What is beauty?

Douglas Alan nessus at mit.edu
Fri Apr 20 14:26:56 EDT 2001


Paul Prescod <paulp at ActiveState.com> writes:

> I claim that Python's success stems from Guido's ability to find
> sweet spots in the middle: not too hard, not too "dumbed down", not
> too performance-driven, not too slow.

Indeed this is Python's "Weltanschauung" and "beauty".  It is an
excellent work of industrial design: useful, ergonomic, attractive.
Despite what Alex seems to think, I have no desire to destroy this.

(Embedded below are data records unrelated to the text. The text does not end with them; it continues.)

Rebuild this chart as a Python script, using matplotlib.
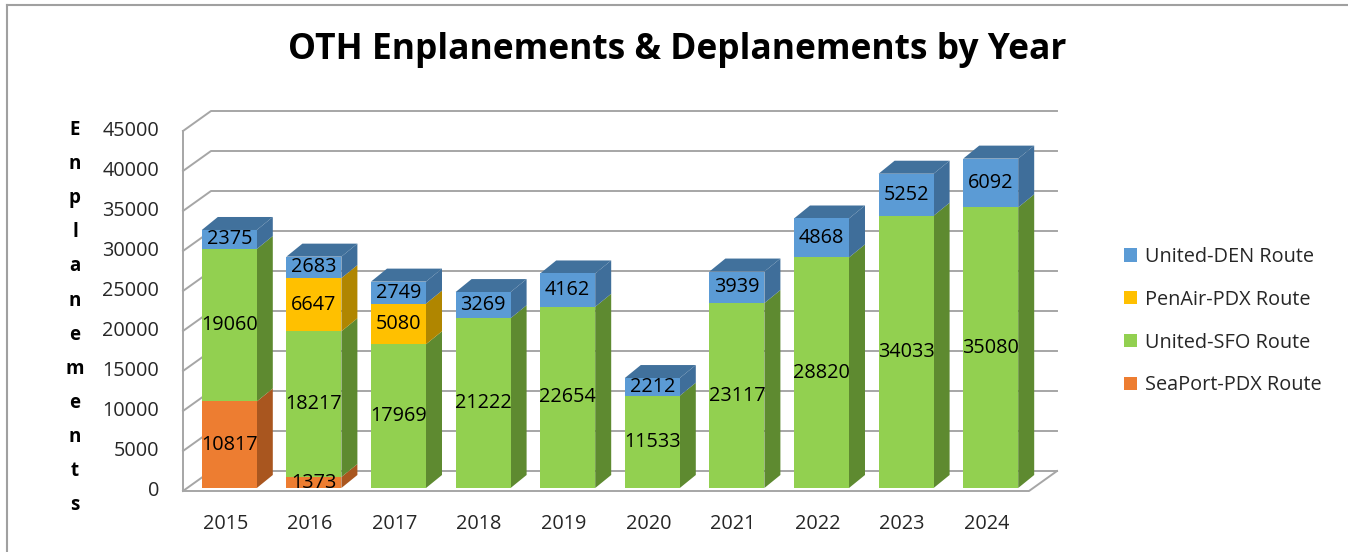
import matplotlib.pyplot as plt
from matplotlib.patches import Polygon, Rectangle, Patch
from matplotlib.lines import Line2D

years = ['2015', '2016', '2017', '2018', '2019', '2020', '2021', '2022', '2023', '2024']
seaport_pdx = [10817, 1373, 0, 0, 0, 0, 0, 0, 0, 0]
united_sfo = [19060, 18217, 17969, 21222, 22654, 11533, 23117, 28820, 34033, 35080]
penair_pdx = [0, 6647, 5080, 0, 0, 0, 0, 0, 0, 0]
united_den = [2375, 2683, 2749, 3269, 4162, 2212, 3939, 4868, 5252, 6092]
y_ticks = list(range(0, 45001, 5000))

# stacking order bottom -> top: name, values, front, side, top
series = [
    ('SeaPort-PDX Route', seaport_pdx, '#ED7D31', '#A9561F', '#C4621F'),
    ('United-SFO Route', united_sfo, '#92D050', '#5E8A30', '#6E9E3A'),
    ('PenAir-PDX Route', penair_pdx, '#FFC000', '#B08600', '#C99700'),
    ('United-DEN Route', united_den, '#5B9BD5', '#3F6E9A', '#41719C'),
]

W, H = 1348, 552
FONT = 'Open Sans'
plt.rcParams['font.family'] = [FONT, 'DejaVu Sans']
FS = 14.3

fig = plt.figure(figsize=(W / 100, H / 100), dpi=100)
ax = fig.add_axes([183 / W, 1 - 491 / H, 846 / W, 360 / H])
ax.set_xlim(-0.5, 9.5)
ax.set_ylim(0, 45000)
ax.axis('off')

# data units per pixel
ux = 10.0 / 846
uy = 45000 / 360
x0, x1 = -0.5, 9.5
wall_dx, wall_dy = 28 * ux, 20 * uy
bar_ox, bar_oy = 4 * ux, 3 * uy
bar_dx, bar_dy = 16 * ux, 13 * uy
bw = 55 * ux

grid_c = '#A6A6A6'
for v in y_ticks:
    ax.plot([x0, x0 + wall_dx, x1 + wall_dx], [v, v + wall_dy, v + wall_dy],
            color=grid_c, lw=1.4, clip_on=False, zorder=1)
    ax.text(x0 - 24 * ux, v, str(v), ha='right', va='center', fontsize=FS,
            color='#262626')
ax.plot([x0, x0], [0, 45000], color=grid_c, lw=1.4, clip_on=False, zorder=1)
ax.plot([x0, x1, x1 + wall_dx], [0, 0, wall_dy], color=grid_c, lw=1.4,
        clip_on=False, zorder=1)

for i, yr in enumerate(years):
    left = i - bw / 2 + bar_ox
    bottom = bar_oy
    top_c = None
    for name, vals, fc, sc, tc in series:
        v = vals[i]
        if v == 0:
            continue
        ax.add_patch(Polygon([(left + bw, bottom), (left + bw + bar_dx, bottom + bar_dy),
                              (left + bw + bar_dx, bottom + v + bar_dy), (left + bw, bottom + v)],
                             closed=True, fc=sc, ec='none', zorder=3, clip_on=False))
        ax.add_patch(Rectangle((left, bottom), bw, v, fc=fc, ec='none', zorder=4,
                               clip_on=False))
        ax.text(left + bw / 2, bottom + v / 2, str(v), ha='center', va='center',
                fontsize=FS, color='black', zorder=6)
        bottom += v
        top_c = tc
    ax.add_patch(Polygon([(left, bottom), (left + bw, bottom),
                          (left + bw + bar_dx, bottom + bar_dy), (left + bar_dx, bottom + bar_dy)],
                         closed=True, fc=top_c, ec='none', zorder=3, clip_on=False))
    ax.text(i, -33 * uy, yr, ha='center', va='center', fontsize=FS, color='#262626')

fig.text(677 / W, 1 - 50 / H, 'OTH Enplanements & Deplanements by Year',
         ha='center', va='center', fontsize=25.5, fontweight='bold')

# vertical stacked axis title
letters = list('Enplanements')
for k, ch in enumerate(letters):
    fig.text(75 / W, 1 - (130 + k * 34.1) / H, ch, ha='center', va='center',
             fontsize=13.5, fontweight='bold')

handles = [Patch(fc=s[2], ec='none', label=s[0]) for s in reversed(series)]
fig.legend(handles=handles, loc='upper left', bbox_to_anchor=(1106 / W, 1 - 229 / H),
           frameon=False, fontsize=FS, handlelength=0.65, handleheight=0.65,
           handletextpad=0.4, labelspacing=1.15, labelcolor='#262626')

# outer border (top and left)
fig.add_artist(Line2D([6.5 / W, 6.5 / W], [0, 1 - 5 / H], color='#A0A0A0', lw=1.5))
fig.add_artist(Line2D([6.5 / W, 1], [1 - 5 / H, 1 - 5 / H], color='#A0A0A0', lw=1.5))

fig.savefig('out.png', dpi=100)
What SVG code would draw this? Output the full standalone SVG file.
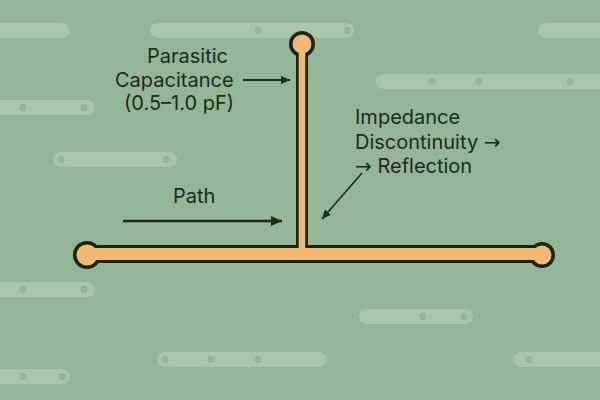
<svg xmlns="http://www.w3.org/2000/svg" width="600" height="400" viewBox="0 0 600 400">
<defs>
<style>
.bar{fill:#a9c6a9;}
.dot{fill:#99b69b;stroke:#8eab90;stroke-width:1;}
.lbl{font-family:Inter,"DejaVu Sans",sans-serif;font-size:20px;fill:#1d2a1f;}
.ar{font-family:"DejaVu Sans",sans-serif;}
.arr{stroke:#1d2a1f;fill:none;}
.dark{stroke:#1b2418;fill:none;stroke-linecap:round;}
.cu{stroke:#f2b874;fill:none;stroke-linecap:round;}
</style>
<marker id="ah" markerUnits="userSpaceOnUse" markerWidth="12" markerHeight="10" refX="11" refY="5" orient="auto">
<path d="M0,0 L11,5 L0,10 Z" fill="#1d2a1f"/>
</marker>
<marker id="ahs" markerUnits="userSpaceOnUse" markerWidth="10" markerHeight="8" refX="9" refY="4" orient="auto">
<path d="M0,0 L9,4 L0,8 Z" fill="#1d2a1f"/>
</marker>
</defs>
<rect width="600" height="400" fill="#94b596"/>
<g id="background-traces">
<rect class="bar" x="-10" y="23" width="80" height="15" rx="7.5"/>
<rect class="bar" x="150" y="23" width="204" height="15" rx="7.5"/>
<circle class="dot" cx="258" cy="30.5" r="3"/><circle class="dot" cx="347" cy="30.5" r="3"/>
<rect class="bar" x="538" y="23" width="80" height="15" rx="7.5"/>
<rect class="bar" x="376" y="74" width="240" height="15" rx="7.5"/>
<circle class="dot" cx="432" cy="81.5" r="3"/><circle class="dot" cx="479" cy="81.5" r="3"/><circle class="dot" cx="570" cy="81.5" r="3"/>
<rect class="bar" x="-10" y="100" width="105" height="15" rx="7.5"/>
<circle class="dot" cx="23" cy="107.5" r="3"/><circle class="dot" cx="84" cy="107.5" r="3"/>
<rect class="bar" x="53" y="152" width="124" height="15" rx="7.5"/>
<circle class="dot" cx="61" cy="159.5" r="3"/><circle class="dot" cx="166" cy="159.5" r="3"/>
<rect class="bar" x="-10" y="282" width="105" height="15" rx="7.5"/>
<circle class="dot" cx="23" cy="289.5" r="3"/><circle class="dot" cx="84" cy="289.5" r="3"/>
<rect class="bar" x="359" y="309" width="114" height="15" rx="7.5"/>
<circle class="dot" cx="423" cy="316.5" r="3"/><circle class="dot" cx="464" cy="316.5" r="3"/>
<rect class="bar" x="157" y="352" width="170" height="15" rx="7.5"/>
<circle class="dot" cx="165" cy="359.5" r="3"/><circle class="dot" cx="211" cy="359.5" r="3"/><circle class="dot" cx="258" cy="359.5" r="3"/>
<rect class="bar" x="513" y="352" width="100" height="15" rx="7.5"/>
<circle class="dot" cx="529" cy="359.5" r="3"/>
<rect class="bar" x="-10" y="369" width="80" height="15" rx="7.5"/>
<circle class="dot" cx="23" cy="376.5" r="3"/><circle class="dot" cx="62" cy="376.5" r="3"/>
</g>
<g id="trace">
<line class="dark" x1="87" y1="254" x2="542" y2="254" stroke-width="18"/>
<line class="dark" x1="302" y1="44" x2="302" y2="250" stroke-width="12"/>
<circle cx="87" cy="255" r="14" fill="#1b2418"/>
<circle cx="542" cy="255" r="13" fill="#1b2418"/>
<circle cx="302" cy="44" r="13" fill="#1b2418"/>
<line class="cu" x1="87" y1="254" x2="542" y2="254" stroke-width="12"/>
<line class="cu" x1="302" y1="44" x2="302" y2="252" stroke-width="6.5"/>
<circle cx="87" cy="255" r="10.5" fill="#f2b874"/>
<circle cx="542" cy="255" r="9.5" fill="#f2b874"/>
<circle cx="302" cy="44" r="9.5" fill="#f2b874"/>
</g>
<g id="connectors">
<line class="arr" x1="243" y1="80" x2="290" y2="80" stroke-width="2" marker-end="url(#ahs)"/>
<line class="arr" x1="123" y1="221" x2="282" y2="221" stroke-width="2.5" marker-end="url(#ah)"/>
<line class="arr" x1="362" y1="173" x2="322" y2="219" stroke-width="1.6" marker-end="url(#ahs)"/>
</g>
<g id="label-capacitance">
<text class="lbl" x="147" y="63">Parasitic</text>
<text class="lbl" x="115" y="87">Capacitance</text>
<text class="lbl" x="124" y="110">(0.5–1.0 pF)</text>
</g>
<g id="label-impedance">
<text class="lbl" x="355" y="124">Impedance</text>
<text class="lbl" x="355" y="149">Discontinuity <tspan class="ar">→</tspan></text>
<text class="lbl" x="355" y="173"><tspan class="ar">→</tspan> Reflection</text>
</g>
<g id="label-path">
<text class="lbl" x="173" y="203">Path</text>
</g>
</svg>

My desire for procedural macros is not to make Python needlessly more
complicated, but instead to grant more power to the people, rather
than keeping it bottled up, as Alex would prefer.  If you allow every
programmer to be an (embedded) language designer, seriously engaged in
the wonderful mental activity of creating notations that are elegant
and expressive, you allow all sorts of wonderful flowers to grow.
This is what Guy Steele suggests in "Growing a Language".  Sure, you
may allow some weeds to grow too, but this is a risk *I* am more than
willing to take in order to allow each programmer to create his own
beauty.

I feel that this can be done while keeping Python just as useful,
ergonomic, and attractive -- thus maintaining its Weltanschauung.
Various dialects of Lisp are existence proofs.  Perl is not a
counterexample contra Steve Lamb since (1) it doesn't have procedural
macros, and (2) it started off (IMHO) ugly to the core.